■ **EXERCISE**: Would you print the records below from the first line through the line containing "(0,0) rectangle (960,722);", skipping the pictures?

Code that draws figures
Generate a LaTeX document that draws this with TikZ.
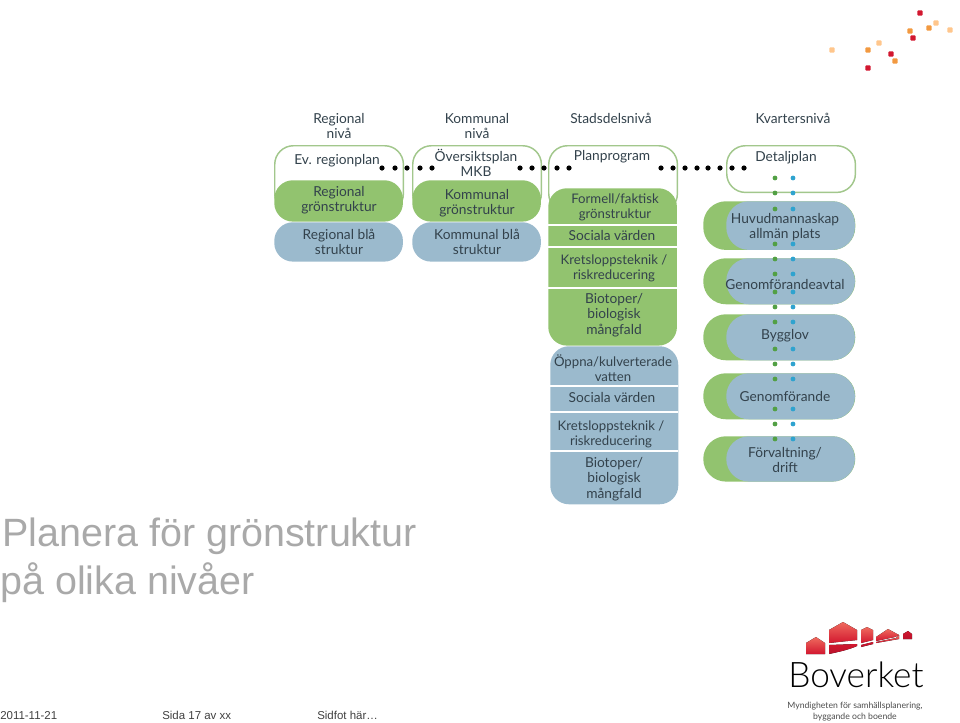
\documentclass[tikz,border=0pt]{standalone}
\usepackage{fontspec}
\setmainfont{Liberation Sans}
\newfontfamily\planfont{Lato}
\newfontfamily\logofont{Lato Light}
\usetikzlibrary{positioning}
\definecolor{planGreen}{HTML}{92C36F}
\definecolor{planBlue}{HTML}{9BBACD}
\definecolor{planLine}{HTML}{A2C78C}
\definecolor{planText}{HTML}{33424C}
\definecolor{dotGreen}{HTML}{52A044}
\definecolor{dotBlue}{HTML}{2FA3CF}
\definecolor{titleGray}{HTML}{A9A9A9}
\definecolor{logoRed}{HTML}{D2172F}
\definecolor{logoLight}{HTML}{EF6A5E}
\definecolor{logoDark}{HTML}{B8122C}
\tikzset{
  plantext/.style={text=planText,font=\planfont\fontsize{10.3}{11.4}\selectfont,align=center,inner sep=0pt},
  narrowtext/.style={plantext,font=\planfont\fontsize{9.9}{11.4}\selectfont},
  levelbox/.style={anchor=north west,minimum width=96.5pt,inner sep=0pt,rounded corners=14pt},
  outlinebox/.style={levelbox,draw=planLine,line width=1.1pt,fill=white},
  greenbox/.style={levelbox,fill=planGreen},
  bluebox/.style={levelbox,fill=planBlue},
  sidebox/.style={greenbox,minimum width=114pt,rounded corners=17pt},
  slidetitle/.style={anchor=base west,inner sep=0pt,text=titleGray,font=\fontsize{29.6}{30}\selectfont},
  slidefoot/.style={anchor=base west,inner sep=0pt,text=black!75,font=\fontsize{8.6}{10}\selectfont},
  band/.style={white,line width=1.3pt},
  housered/.style={top color=logoLight,bottom color=logoRed},
  housedark/.style={top color=logoRed,bottom color=logoDark},
}
\begin{document}
\begin{tikzpicture}[x=0.75pt,y=-0.75pt]
\useasboundingbox (0,0) rectangle (960,722);

% level headings
\node [plantext] (headRegional) at (339,126) {Regional\\nivå};
\node [plantext] (headKommunal) at (477,126) {Kommunal\\nivå};
\node [plantext] (headStadsdel) at (611,118) {Stadsdelsnivå};
\node [plantext] (headKvarter) at (793,118) {Kvartersnivå};

% regional
\node [outlinebox,minimum height=50pt] (evPlan) at (274,145) {};
\node [plantext] (evPlanText) at (337,161) {Ev. regionplan};
\node [greenbox,minimum height=31pt] (regGreen) at (274,180) {};
\node [bluebox,minimum height=29.5pt] (regBlue) at (274,222) {};
\node [plantext] (regGreenText) at (339,200) {Regional\\grönstruktur};
\node [plantext] (regBlueText) at (339,242) {Regional blå\\struktur};

% kommunal
\node [outlinebox,minimum height=50pt] (oversikt) at (412,145) {};
\node [plantext] (oversiktText) at (476,163) {Översiktsplan\\MKB};
\node [greenbox,minimum height=31pt] (komGreen) at (412,180) {};
\node [bluebox,minimum height=29.5pt] (komBlue) at (412,222) {};
\node [plantext] (komGreenText) at (477,203) {Kommunal\\grönstruktur};
\node [plantext] (komBlueText) at (477,242) {Kommunal blå\\struktur};

% stadsdel
\node [outlinebox,minimum height=50pt] (planProg) at (548,145) {};
\node [plantext] (planProgText) at (612,157) {Planprogram};
\node [greenbox,minimum height=118pt] (stadGreen) at (548,188) {};
\node [bluebox,minimum width=96pt,minimum height=118.5pt] (stadBlue) at (550,346) {};
\draw [band] (548,225) -- (678,225);
\draw [band] (548,247) -- (678,247);
\draw [band] (548,288) -- (678,288);
\draw [band] (550,386) -- (678,386);
\draw [band] (550,412) -- (678,412);
\draw [band] (550,451) -- (678,451);
\node [narrowtext] (formell) at (615,207) {Formell/faktisk\\grönstruktur};
\node [plantext] (socGreen) at (612,235) {Sociala värden};
\node [narrowtext] (kretsGreen) at (614,268) {Kretsloppsteknik /\\riskreducering};
\node [plantext] (bioGreen) at (614,315) {Biotoper/\\biologisk\\mångfald};
\node [narrowtext] (oppna) at (613,368) {Öppna/kulverterade\\vatten};
\node [plantext] (socBlue) at (612,397) {Sociala värden};
\node [narrowtext] (kretsBlue) at (611,434) {Kretsloppsteknik /\\riskreducering};
\node [plantext] (bioBlue) at (614,479) {Biotoper/\\biologisk\\mångfald};

% kvarter
\node [outlinebox,minimum height=35pt] (detalj) at (726,145) {};
\node [plantext] (detaljText) at (786,158) {Detaljplan};
\foreach \boxname/\boxtop/\boxhigh in {huvud/201/36.5,avtal/258/34.5,bygg/314/34.5,genom/373/34.5,drift/436/34}{
  \node [sidebox,minimum height=\boxhigh pt] (\boxname Side) at (703,\boxtop) {};
  \node [bluebox,minimum height=\boxhigh pt,rounded corners=17pt] (\boxname) at (726,\boxtop) {};
}

% dots
\foreach \x in {382,395,407,420,432,520,532,544,557,569,661,673,685,697,708,720,732,744}
  \fill (\x,168) circle (2.6);
\foreach \y in {178,193,209,244,259,274,292,307,322,349,364,379,409,424,439}{
  \fill [dotGreen] (775,\y) circle (2.4);
  \fill [dotBlue] (793,\y) circle (2.4);
}

% box labels over the dots
\foreach \boxname/\texty/\boxlabel in {huvud/227/{Huvudmannaskap\\allmän plats},
    avtal/284/{Genomförandeavtal},
    bygg/336/{Bygglov},
    genom/396/{Genomförande},
    drift/460/{Förvaltning/\\drift}}
  \node [plantext] (\boxname Text) at (785,\texty) {\boxlabel};

% top right squares
\foreach \x/\y/\c in {920/13/logoRed,913/38/logoRed,891/54/logoRed,868/68/logoRed,
    910/31/orange!75!brown!80,929/28/orange!75!brown!80,868/50/orange!75!brown!80,895/61/orange!75!brown!80,
    936/23/orange!45,950/30/orange!45,879/43/orange!45,832/50/orange!45}
  \fill [\c,rounded corners=0.6] (\x-2.6,\y-2.6) rectangle (\x+2.6,\y+2.6);

% slide text
\node [slidetitle] (titleOne) at (2,546) {Planera för grönstruktur};
\node [slidetitle] (titleTwo) at (0,594) {på olika nivåer};
\node [slidefoot] (footDate) at (0,719) {2011-11-21};
\node [slidefoot] (footPage) at (162,719) {Sida 17 av xx};
\node [slidefoot] (footText) at (317,719) {Sidfot här…};

% logo
\fill [housered] (806,643) -- (816,637) -- (825,643) -- (825,654) -- (806,654) -- cycle;
\fill [housered] (829,630) -- (843,622) -- (857,630) -- (857,640) -- (829,643) -- cycle;
\fill [housedark] (829,645) -- (857,644) -- (857,646) .. controls (848,650) and (838,652) .. (829,654) -- cycle;
\fill [housered] (861,630) -- (867,627) -- (873,630) -- (873,640) -- (861,643) -- cycle;
\fill [housedark] (861,645) -- (873,642) -- (873,644) -- (861,647) -- cycle;
\fill [housered] (876,637) -- (888,629) -- (899,635) -- (895,637) -- (876,641) -- cycle;
\fill [housered] (876,642) -- (896,638) -- (899,635) -- (899,639) -- (876,643) -- cycle;
\fill [housedark] (903,634) -- (908,631) -- (912,634) -- (912,639) -- (903,639) -- cycle;
\node [anchor=base west,inner sep=0pt,text=black,font=\logofont\fontsize{26.4}{27}\selectfont] (logoName) at (788,687) {Boverket};
\node [anchor=base,inner sep=0pt,text=black!70,align=center,font=\planfont\fontsize{6.5}{8.2}\selectfont] (logoTag) at (855,719) {Myndigheten för samhällsplanering,\\byggande och boende};
\end{tikzpicture}
\end{document}
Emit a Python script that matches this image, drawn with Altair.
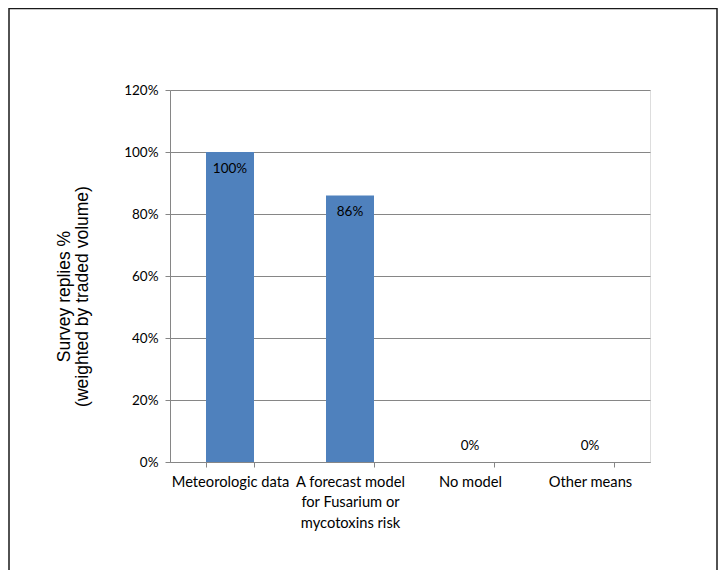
import altair as alt
import pandas as pd

categories = ["Meteorologic data", "A forecast model for Fusarium or mycotoxins risk", "No model", "Other means"]
label_lines = [["Meteorologic data"], ["A forecast model", "for Fusarium or", "mycotoxins risk"], ["No model"], ["Other means"]]
values = [1.00, 0.86, 0.00, 0.00]
y_ticks = [0, 0.2, 0.4, 0.6, 0.8, 1.0, 1.2]

df = pd.DataFrame({"category": categories, "value": values})

# build label expression for wrapped axis labels
expr = "datum.label"
for cat, lines in zip(categories, label_lines):
    if len(lines) > 1:
        arr = "[" + ",".join("'" + l + "'" for l in lines) + "]"
        expr = f"datum.label == '{cat}' ? {arr} : ({expr})"

x_enc = alt.X(
    "category:N",
    sort=categories,
    scale=alt.Scale(paddingInner=0.6, paddingOuter=0.3),
    axis=alt.Axis(
        title=None, labelAngle=0, labelExpr=expr, labelFont="Lato", labelFontSize=14.7,
        labelColor="#000", labelPadding=7, labelLineHeight=20.5, labelBaseline="top",
        tickBand="extent", tickSize=5, tickColor="#868686", domainColor="#868686",
        labelLimit=200,
    ),
)
y_enc = alt.Y(
    "value:Q",
    scale=alt.Scale(domain=[0, 1.2], nice=False),
    axis=alt.Axis(
        values=y_ticks, format=".0%", title=["Survey replies %", "(weighted by traded volume)"],
        titleFont="Liberation Sans", titleFontSize=17.5, titleFontWeight="normal", titleColor="#000",
        titlePadding=32, titleLineHeight=18, titleY=206,
        labelFont="Lato", labelFontSize=13.5, labelColor="#000", labelPadding=7,
        tickSize=5, tickColor="#868686", domainColor="#868686",
        gridColor="#868686", gridWidth=1,
    ),
)

bars = alt.Chart(df).mark_bar(color="#4F81BD").encode(x=x_enc, y=y_enc)

lab_pos = alt.Chart(df).transform_filter("datum.value > 0").mark_text(
    font="Lato", fontSize=13.5, color="#000", dy=17
).encode(x=alt.X("category:N", sort=categories), y="value:Q", text=alt.Text("value:Q", format=".0%"))

lab_zero = alt.Chart(df).transform_filter("datum.value == 0").mark_text(
    font="Lato", fontSize=13.5, color="#000", dy=-16
).encode(x=alt.X("category:N", sort=categories), y="value:Q", text=alt.Text("value:Q", format=".0%"))

frame = alt.Chart(alt.Data(values=[{}])).mark_rect(
    fill="white", fillOpacity=0, stroke="#1a1a1a", strokeWidth=1.5
).encode(x=alt.value(-161), x2=alt.value(547), y=alt.value(-81.5), y2=alt.value(520))

chart = alt.layer(frame, bars, lab_pos, lab_zero).properties(
    width=480, height=372,
    autosize="none",
    padding={"left": 162, "top": 82, "right": 68, "bottom": 108},
).configure_view(stroke=None).configure(background="white")

chart.save("out.html", embed_options={"renderer": "svg", "actions": False})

■ **CORRECT RESULT**:
Generate a LaTeX document that draws this with TikZ.
\documentclass[tikz,border=0pt]{standalone}
\usepackage{fontspec}
\setmainfont{Liberation Sans}
\newfontfamily\planfont{Lato}
\newfontfamily\logofont{Lato Light}
\usetikzlibrary{positioning}
\definecolor{planGreen}{HTML}{92C36F}
\definecolor{planBlue}{HTML}{9BBACD}
\definecolor{planLine}{HTML}{A2C78C}
\definecolor{planText}{HTML}{33424C}
\definecolor{dotGreen}{HTML}{52A044}
\definecolor{dotBlue}{HTML}{2FA3CF}
\definecolor{titleGray}{HTML}{A9A9A9}
\definecolor{logoRed}{HTML}{D2172F}
\definecolor{logoLight}{HTML}{EF6A5E}
\definecolor{logoDark}{HTML}{B8122C}
\tikzset{
  plantext/.style={text=planText,font=\planfont\fontsize{10.3}{11.4}\selectfont,align=center,inner sep=0pt},
  narrowtext/.style={plantext,font=\planfont\fontsize{9.9}{11.4}\selectfont},
  levelbox/.style={anchor=north west,minimum width=96.5pt,inner sep=0pt,rounded corners=14pt},
  outlinebox/.style={levelbox,draw=planLine,line width=1.1pt,fill=white},
  greenbox/.style={levelbox,fill=planGreen},
  bluebox/.style={levelbox,fill=planBlue},
  sidebox/.style={greenbox,minimum width=114pt,rounded corners=17pt},
  slidetitle/.style={anchor=base west,inner sep=0pt,text=titleGray,font=\fontsize{29.6}{30}\selectfont},
  slidefoot/.style={anchor=base west,inner sep=0pt,text=black!75,font=\fontsize{8.6}{10}\selectfont},
  band/.style={white,line width=1.3pt},
  housered/.style={top color=logoLight,bottom color=logoRed},
  housedark/.style={top color=logoRed,bottom color=logoDark},
}
\begin{document}
\begin{tikzpicture}[x=0.75pt,y=-0.75pt]
\useasboundingbox (0,0) rectangle (960,722);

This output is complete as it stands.